Das breit gefächerte Angebot der Kurzzeitpflege überzeugt einige Senioren so sehr, dass sie nach ihrem Besuch gar nicht mehr nach Hause möchten. Auch Dirscherl hat die Erfahrung gemacht, dass viele die Kurzzeitpflege als "Wohnen auf Probe" nutzen. Man könne für einige Wochen ungezwungen ausprobieren, ob der Pflegebedürftige sich gut einlebe oder ob ihm die Unterbringung im Heim gefalle. "Viele verlieren dadurch die Ängste vor einem Pflegeheim", sagt die Gräfelfinger Heimleiterin. "Sie merken, dass sie plötzlich wieder viel mehr machen können, sei es durch neu geknüpfte Kontakte oder durch Veranstaltungen."

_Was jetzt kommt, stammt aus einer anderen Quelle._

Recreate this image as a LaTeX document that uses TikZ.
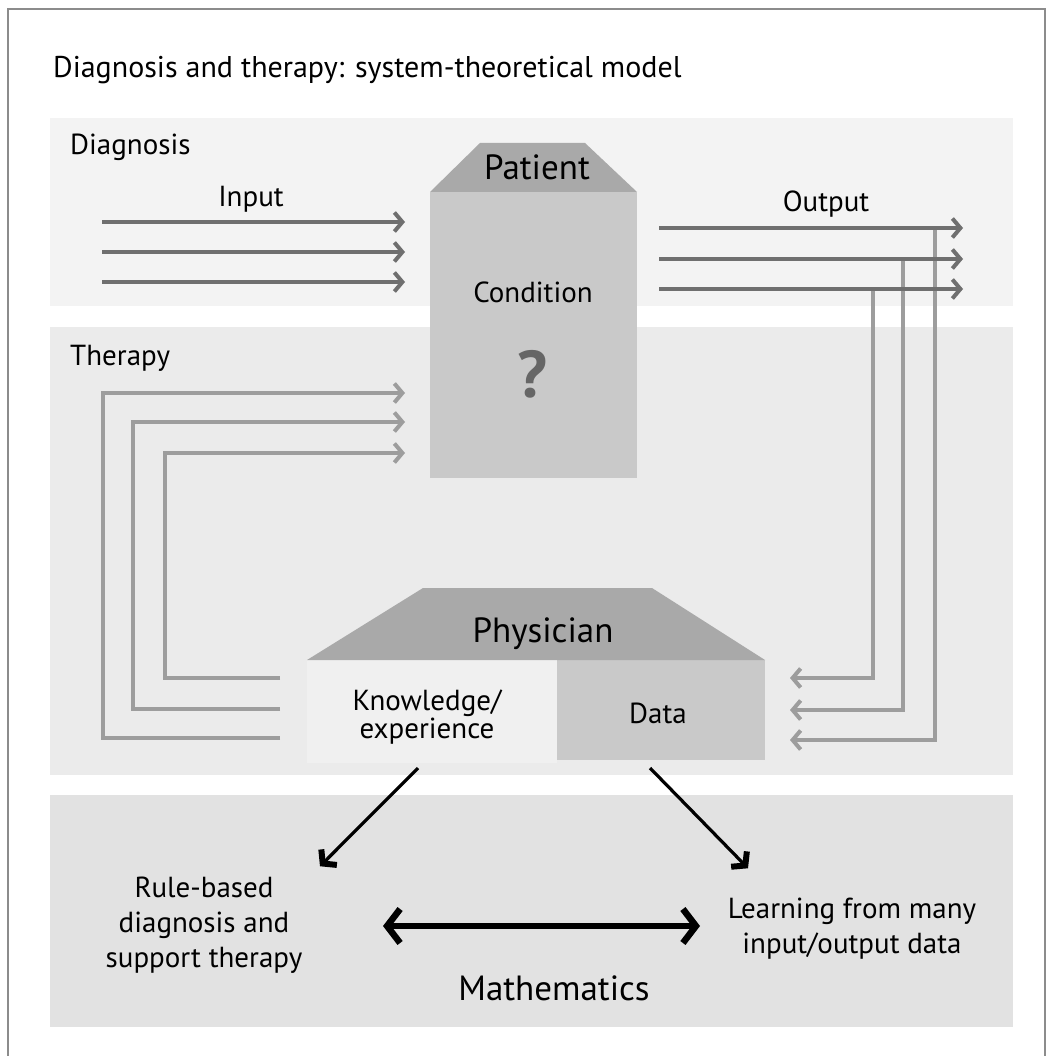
\documentclass[tikz,border=0pt]{standalone}
\usepackage{fontspec}
\setmainfont{PT Sans}
\usetikzlibrary{positioning}
\usetikzlibrary{arrows.meta}
\usetikzlibrary{calc}
\definecolor{bandLight}{HTML}{F3F3F3}
\definecolor{bandMid}{HTML}{EBEBEB}
\definecolor{bandDark}{HTML}{E2E2E2}
\definecolor{roofGray}{HTML}{A9A9A9}
\definecolor{boxGray}{HTML}{C9C9C9}
\definecolor{paleGray}{HTML}{F0F0F0}
\definecolor{sigGray}{HTML}{6F6F6F}
\definecolor{fbGray}{HTML}{9D9D9D}
\definecolor{qGray}{HTML}{666666}
\definecolor{rimGray}{HTML}{8C8C8C}

\begin{document}
\begin{tikzpicture}[
    x=1pt, y=-1pt,
    band/.style = {draw=none, anchor=north west, minimum width=963pt, inner sep=0pt, outer sep=0pt},
    block/.style = {draw=none, anchor=north west, inner sep=0pt, outer sep=0pt},
    lbl/.style = {inner sep=0pt, font=\fontsize{29}{29}\selectfont},
    big/.style = {lbl, font=\fontsize{35}{35}\selectfont},
    sig/.style = {line width=4pt, color=sigGray, -{Straight Barb[length=8pt, width=19pt]}},
    fb/.style = {sig, color=fbGray},
    pointer/.style = {line width=3.2pt, -{Straight Barb[length=9pt, width=22pt, line width=6pt]}},
    link/.style = {line width=6.5pt, {Straight Barb[length=13pt, width=34pt]}-{Straight Barb[length=13pt, width=34pt]}},
  ]

  \useasboundingbox (0,0) rectangle (1049,1056);
  \draw[rimGray, line width=1.5pt] (8,1056) -- (8,9) -- (1045,9) -- (1045,1056);

  % background bands
  \node[band, fill=bandLight, minimum height=188pt] (diag) at (50,118) {};
  \node[band, fill=bandMid, minimum height=448pt] (ther) at (50,327) {};
  \node[band, fill=bandDark, minimum height=232pt] (math) at (50,795) {};

  \node[lbl, anchor=base west, font=\fontsize{30}{30}\selectfont] (title) at (53,78) {Diagnosis and therapy: system-theoretical model};
  \node[lbl, anchor=base west] (diaglbl) at (70,155) {Diagnosis};
  \node[lbl, anchor=base west] (therlbl) at (70,365) {Therapy};

  % patient
  \node[block, fill=boxGray, minimum width=207pt, minimum height=286pt] (patient) at (430,192) {};
  \fill[roofGray] (patient.north west) -- ($(patient.north west)+(50,-49)$)
    -- ($(patient.north east)+(-52,-49)$) -- (patient.north east) -- cycle;
  \node[big, anchor=base] (pat) at (537,180) {Patient};
  \node[lbl, anchor=base] (cond) at (533,302) {Condition};
  \node[lbl, anchor=base, text=qGray, font=\bfseries\fontsize{66}{66}\selectfont] (q) at (532,397) {?};

  % physician
  \node[block, fill=paleGray, minimum width=250pt, minimum height=103pt] (know) at (307,660) {};
  \node[block, fill=boxGray, minimum width=208pt, minimum height=100pt] (data) at (557,660) {};
  \fill[roofGray] (know.north west) -- ($(know.north west)+(116,-72)$)
    -- ($(data.north east)+(-113,-72)$) -- (data.north east) -- cycle;
  \node[big, anchor=base] (phys) at (543,642) {Physician};
  \node[lbl, anchor=base, align=center, font=\fontsize{29}{26}\selectfont] (knowlbl) at (427,738) {Knowledge/\\experience};
  \node[lbl, anchor=base] (datalbl) at (658,723) {Data};

  \coordinate (in1) at (102,222);
  \coordinate (in2) at (102,252);
  \coordinate (in3) at (102,282);
  \coordinate (out1) at (963,228);
  \coordinate (out2) at (963,259);
  \coordinate (out3) at (963,289);
  \coordinate (fb1) at (935,740);
  \coordinate (fb2) at (903,710);
  \coordinate (fb3) at (873,678);
  \coordinate (th1) at (103,738);
  \coordinate (th2) at (133,709);
  \coordinate (th3) at (165,678);
  \coordinate (tt1) at (103,393);
  \coordinate (tt2) at (133,422);
  \coordinate (tt3) at (165,453);

  \node[lbl, anchor=base] (inlbl) at (251,207) {Input};
  \node[lbl, anchor=base] (outlbl) at (826,212) {Output};

  % output -> physician
  \draw[fb, shorten >=25pt] (fb1 |- out1) -- (fb1) -- (fb1 -| data.east);
  \draw[fb, shorten >=25pt] (fb2 |- out2) -- (fb2) -- (fb2 -| data.east);
  \draw[fb, shorten >=25pt] (fb3 |- out3) -- (fb3) -- (fb3 -| data.east);

  % input -> patient
  \draw[sig, shorten >=25pt] (in1) -- (in1 -| patient.west);
  \draw[sig, shorten >=25pt] (in2) -- (in2 -| patient.west);
  \draw[sig, shorten >=25pt] (in3) -- (in3 -| patient.west);

  % patient -> output
  \draw[sig, shorten <=22pt] (out1 -| patient.east) -- (out1);
  \draw[sig, shorten <=22pt] (out2 -| patient.east) -- (out2);
  \draw[sig, shorten <=22pt] (out3 -| patient.east) -- (out3);

  % physician -> patient (therapy)
  \draw[fb, shorten <=27pt, shorten >=25pt] (th1 -| know.west) -- (th1) |- (tt1 -| patient.west);
  \draw[fb, shorten <=27pt, shorten >=25pt] (th2 -| know.west) -- (th2) |- (tt2 -| patient.west);
  \draw[fb, shorten <=27pt, shorten >=25pt] (th3 -| know.west) -- (th3) |- (tt3 -| patient.west);

  % lower panel
  \node[lbl, anchor=base, align=center, font=\fontsize{29}{35}\selectfont] (rule) at (204,967) {Rule-based\\diagnosis and\\support therapy};
  \node[lbl, anchor=base, align=center, font=\fontsize{29}{35}\selectfont] (learn) at (852,953) {Learning from many\\input/output data};
  \node[big, anchor=base] (mathlbl) at (554,1000) {Mathematics};

  % physician -> methods
  \draw[pointer] ($(know.south)+(-14,5)$) -- ($(rule.north)+(116,-10)$);
  \draw[pointer] ($(data.south)+(-11,8)$) -- ($(learn.north)+(-104,-29)$);
  \draw[link] ($(mathlbl.base)+(-171,-74)$) -- ($(mathlbl.base)+(146,-74)$);
\end{tikzpicture}
\end{document}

Mirjam Dirscherl erinnert sich gerne an einen Mann zurück, der vor längerer Zeit zur Kurzzeitpflege in das Haus Sankt Gisela gekommen war. Auch wenn der Senior nicht komplett in das Heim gezogen ist: "Er hat hier eine Bewohnerin kennengelernt, die er auch heute noch jede Woche besucht."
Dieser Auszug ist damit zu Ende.